Р. Пирсон, один из наиболее ангажированных сторонников классической евгеники, в своей работе приводит внушительный список, содержащий названия четырнадцати государств Европы (многие из которых традиционно считаются оплотом современной Западной демократии), в которых предлагались (или были введены в действие) законы, содержащие элементы евгенических програм преобразования генофонда человеческой популяции [Pearson, 1996]. Но только в двух странах – Германии и США реализация евгенических програм имела значительные масштабы. При этом достаточно очевидно прослеживается взаимосвязь масштабов реализации евгенических программ с социально-экономическими факторами. Отнюдь, не случайно, число решений о принудительной стерилизации, принятых в США, особенно возрастает в годы Великой Депрессии – экономического кризиса 1929-1933 годов. В этом случае одним из основных побудительных мотивов становится возможность значительного увеличения числа лиц, имеющих право на социальные пособия [Reilly,1987]. И все же, масштабы и размах этих мер в США не сопоставимы с практикой нацизма, о которой будет рассказано ниже.

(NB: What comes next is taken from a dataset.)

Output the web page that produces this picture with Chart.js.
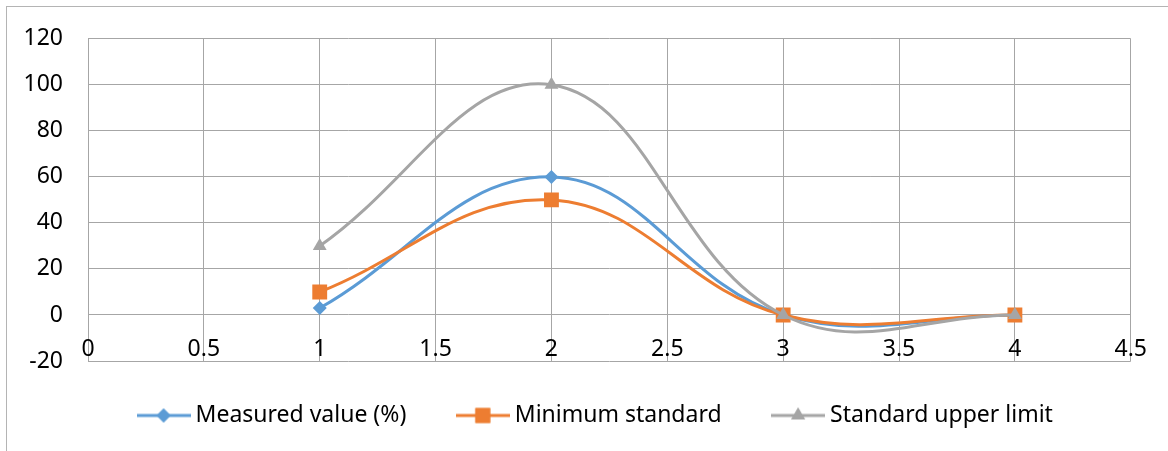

Доминирующей реакцией политически активной части интеллигенции в предреволюционной России стало негативистское восприятие первых сообщений о практических мерах по “оздоровлению” генофонда в США и Западной Европе. Эту особенность общественного мнения, в свое время (начало двадцатых годов), с сожалением, констатировал М. Волоцкой в обзоре российской прессы 1911-1914 года. Он отметил, что никакой борьбы вокруг законов о принудительной стерилизации наследственно неполноценных в России не было, поскольку не раздалось ни одного голоса в их защиту [Волоцкой, 1923, с. 51-57]. Скорее всего, представители этого, социально активного слоя, исходя из собственного опыта жизни в условиях централизованного бюрократического государства (с характерным для него низким приоритетом индивидуальной свободы), остро почувствовали потенциальную опасность евгенических мероприятий.